Before we move on, let us also consider an example of a kind of intervention where it is—currently—more questionable that I1—I6 are satisfied. For this purpose, we can consider an implicit bias intervention, an individual intervention that attempts—in the first instance—to reduce a measure of implicit bias, such as the IAT (Greenwald et al., 1998). One such intervention (endorsed by Madva, 2020, and found to be among the most effective implicit bias interventions tested by Lai et al., 2014 in a comparison of 17 such interventions) encourages participants to form implementation intentions, simple if–then plans of the form ‘If I see a Black person, I will respond by thinking “good”’.Footnote 9 This kind of intervention has repeatedly been shown to lower implicit bias (as measured by the IAT and other measures, see e.g. Gollwitzer & Schaal, 1998; Gollwitzer, 1999; Stewart & Payne, 2008; Mendoza et al., 2010; Webb et al., 2012; Lai et al., 2014; Wieber et al., 2014; Rees et al., 2019). However, it is questionable if it is epistemologically beneficial in the sense we are concerned with in the present context.
First, it is doubtful that the intervention really is accuracy increasing, since demonstrations of it decreasing implicit bias measures doesn’t establish this, even if these are coupled with negative correlations between implicit bias and degree of accuracy. Unless implicit bias causally contributes to impaired accuracy, changing implicit bias will not improve accuracy. If implicit bias and prejudiced behavior are both determined by some third factor, then lowering implicit bias will not reduce biased behavior. This in itself should be enough for us to doubt I3, but this doubt is further strengthened by a meta study by Forscher et al. (2019), who reported that even successful reductions in implicit bias do not generally seem to substantially reduce degree of prejudiced behavior.

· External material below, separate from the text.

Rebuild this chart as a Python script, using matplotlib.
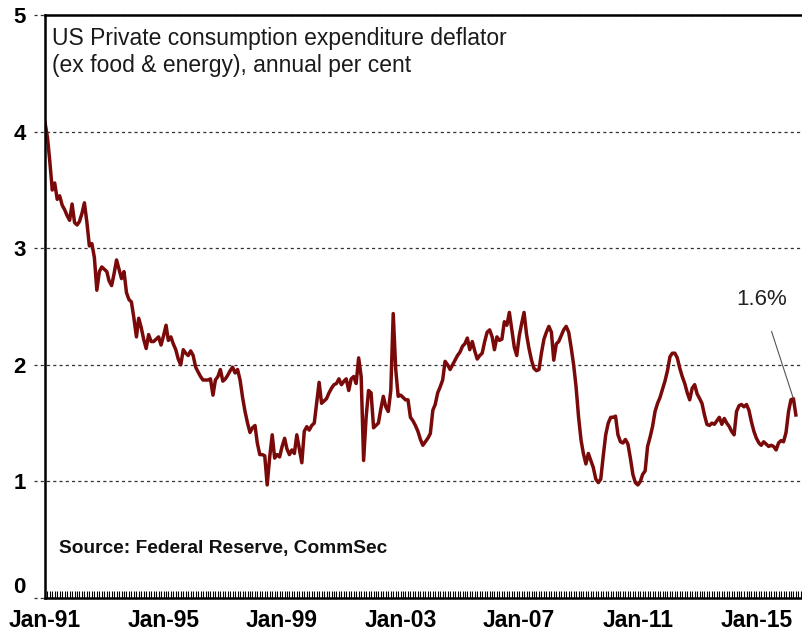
import numpy as np
import pandas as pd
import matplotlib
matplotlib.use("Agg")
import matplotlib.pyplot as plt
import matplotlib.dates as mdates

# Core PCE deflator, annual % change, monthly from Jan-1991
values_1991 = [4.08, 3.95, 3.75, 3.50, 3.56, 3.42, 3.45, 3.37, 3.33, 3.28, 3.24, 3.38]
values_1992 = [3.22, 3.20, 3.23, 3.30, 3.39, 3.22, 3.02, 3.04, 2.92, 2.64, 2.80, 2.84]
values_1993 = [2.82, 2.80, 2.72, 2.68, 2.78, 2.90, 2.82, 2.74, 2.80, 2.62, 2.56, 2.54]
values_1994 = [2.40, 2.24, 2.40, 2.32, 2.22, 2.14, 2.26, 2.20, 2.20, 2.22, 2.24, 2.17]
values_1995 = [2.25, 2.34, 2.21, 2.24, 2.18, 2.13, 2.05, 2.00, 2.13, 2.10, 2.08, 2.12]
values_1996 = [2.08, 1.98, 1.94, 1.90, 1.87, 1.87, 1.87, 1.88, 1.74, 1.87, 1.90, 1.96]
values_1997 = [1.86, 1.88, 1.91, 1.95, 1.98, 1.93, 1.96, 1.87, 1.72, 1.60, 1.50, 1.42]
values_1998 = [1.46, 1.48, 1.33, 1.23, 1.23, 1.22, 0.97, 1.21, 1.40, 1.20, 1.23, 1.21]
values_1999 = [1.30, 1.37, 1.28, 1.23, 1.27, 1.24, 1.40, 1.28, 1.16, 1.43, 1.47, 1.44]
values_2000 = [1.48, 1.50, 1.67, 1.85, 1.67, 1.69, 1.71, 1.76, 1.80, 1.83, 1.84, 1.88]
values_2001 = [1.83, 1.86, 1.88, 1.78, 1.88, 1.90, 1.84, 2.06, 1.90, 1.18, 1.55, 1.78]
values_2002 = [1.76, 1.46, 1.48, 1.50, 1.62, 1.73, 1.64, 1.60, 1.78, 2.44, 1.96, 1.73]
values_2003 = [1.74, 1.72, 1.70, 1.70, 1.55, 1.52, 1.48, 1.43, 1.36, 1.31, 1.34, 1.37]
values_2004 = [1.41, 1.61, 1.66, 1.76, 1.81, 1.87, 2.03, 2.00, 1.96, 2.00, 2.04, 2.08]
values_2005 = [2.11, 2.16, 2.18, 2.23, 2.13, 2.20, 2.12, 2.05, 2.08, 2.10, 2.20, 2.28]
values_2006 = [2.30, 2.24, 2.13, 2.24, 2.21, 2.22, 2.37, 2.34, 2.45, 2.30, 2.15, 2.08]
values_2007 = [2.25, 2.36, 2.45, 2.26, 2.14, 2.04, 1.97, 1.95, 1.96, 2.10, 2.22, 2.28]
values_2008 = [2.33, 2.28, 2.04, 2.18, 2.20, 2.25, 2.30, 2.33, 2.28, 2.15, 2.00, 1.81]
values_2009 = [1.55, 1.35, 1.24, 1.15, 1.24, 1.18, 1.12, 1.02, 0.99, 1.02, 1.22, 1.40]
values_2010 = [1.50, 1.55, 1.55, 1.56, 1.40, 1.34, 1.33, 1.36, 1.32, 1.20, 1.06, 0.99]
values_2011 = [0.97, 1.00, 1.06, 1.09, 1.30, 1.38, 1.47, 1.60, 1.67, 1.72, 1.79, 1.86]
values_2012 = [1.95, 2.07, 2.10, 2.10, 2.06, 1.97, 1.90, 1.84, 1.76, 1.70, 1.80, 1.83]
values_2013 = [1.75, 1.71, 1.67, 1.57, 1.49, 1.48, 1.50, 1.49, 1.52, 1.55, 1.49, 1.54]
values_2014 = [1.50, 1.47, 1.43, 1.40, 1.60, 1.65, 1.66, 1.64, 1.66, 1.61, 1.51, 1.43]
values_2015 = [1.37, 1.33, 1.31, 1.34, 1.32, 1.30, 1.31, 1.30, 1.27, 1.33, 1.35, 1.34]
values_2016 = [1.42, 1.60, 1.70, 1.71, 1.57]

values = (values_1991 + values_1992 + values_1993 + values_1994 + values_1995
          + values_1996 + values_1997 + values_1998 + values_1999 + values_2000
          + values_2001 + values_2002 + values_2003 + values_2004 + values_2005
          + values_2006 + values_2007 + values_2008 + values_2009 + values_2010
          + values_2011 + values_2012 + values_2013 + values_2014 + values_2015
          + values_2016)
dates = pd.date_range("1991-01-01", periods=len(values), freq="MS")

tick_dates = pd.to_datetime(["1991-01-01", "1995-01-01", "1999-01-01", "2003-01-01",
                             "2007-01-01", "2011-01-01", "2015-01-01"])
y_ticks = [0, 1, 2, 3, 4, 5]

latest_label = "1.6%"

plt.rcParams['font.family'] = ['Liberation Sans', 'DejaVu Sans']

fig = plt.figure(figsize=(8.03, 6.31), dpi=100)
ax = fig.add_axes([0.056, 0.0523, 0.944, 0.9237])

ax.plot(dates, values, color="#7a0a0a", linewidth=2.5, solid_joinstyle="round")

ax.set_ylim(0, 5)
ax.set_xlim(pd.Timestamp("1991-01-01"), pd.Timestamp("2016-07-28"))

# dashed gridlines that run a little past the left axis
for v in y_ticks:
    ax.plot([-0.014, 1], [v, v], transform=ax.get_yaxis_transform(), clip_on=False,
            color="#333333", linewidth=0.9, linestyle=(0, (2.5, 2.5)), zorder=0)

ax.set_yticks(y_ticks)
ax.set_yticklabels([str(v) for v in y_ticks], fontsize=16, fontweight="bold")
ax.tick_params(axis="y", length=0, pad=14)
# the zero label sits a touch higher so it clears the date labels
ax.get_yticklabels()[0].set_verticalalignment("bottom")

ax.set_xticks(tick_dates)
ax.xaxis.set_major_formatter(mdates.DateFormatter("%b-%y"))
ax.xaxis.set_minor_locator(mdates.MonthLocator())
ax.tick_params(axis="x", which="major", direction="in", length=5, width=0.8, pad=8,
               labelsize=16.5)
ax.tick_params(axis="x", which="minor", direction="in", length=5, width=0.8)
for lbl in ax.get_xticklabels():
    lbl.set_fontweight("bold")

for side in ["left", "bottom", "top"]:
    ax.spines[side].set_linewidth(1.8)
    ax.spines[side].set_color("black")
ax.spines["right"].set_visible(False)

ax.text(0.009, 0.98, "US Private consumption expenditure deflator\n(ex food & energy), annual per cent",
        transform=ax.transAxes, ha="left", va="top", fontsize=16.5, color="#1a1a1a",
        linespacing=1.25)
ax.text(0.018, 0.07, "Source: Federal Reserve, CommSec", transform=ax.transAxes,
        ha="left", va="bottom", fontsize=13.8, fontweight="bold", color="#111111")

# annotation for the latest reading
ax.annotate(latest_label, xy=(dates[-2], values[-2]), xytext=(pd.Timestamp("2015-03-01"), 2.56),
            ha="center", va="center", fontsize=16, color="#222222",
            arrowprops=dict(arrowstyle="-", color="#555555", linewidth=0.8,
                            shrinkA=14, shrinkB=0))

fig.savefig("out.png", dpi=100)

Second, implementation intentions—as they have been studied so far—are also questionable from the perspective of I5, since it seems that they are more susceptible to side–effects than something like AGE since it is less clear what cognitive effects they have. Strengthening an association between Black faces and positive feelings need not have overall epistemologically beneficial consequence. For instance, Stewart & Payne’s (2008) successful intervention to reduce the degree to which participants misidentify tools as weapons after seeing a Black face by way of an implementation intention (‘If I see a Black face, I will think safe.’), also had the consequence of having participants misidentify guns as harmless tools after seeing a Black face (cf. Stewart & Payne, 2008: 1337, Fig. 1) to a greater extent. As long as the intervention is abstracted away from the task at hand, as is the case with many implementation intentions, the presence of unintended side-effects are more difficult to rule out.Footnote 10
Given these doubts about two of the conditions listed above, it seems—given the evidence currently available—to be questionable whether an implementation intention is epistemologically beneficial with respect to an evaluator. This is—of course—not meant as a forward–looking critique of implementation intentions—future research might reveal them to be excellent ways to reduce prejudice.Footnote 11 It is just an illustration of what doubts about the six conditions might look like, given our current evidential state.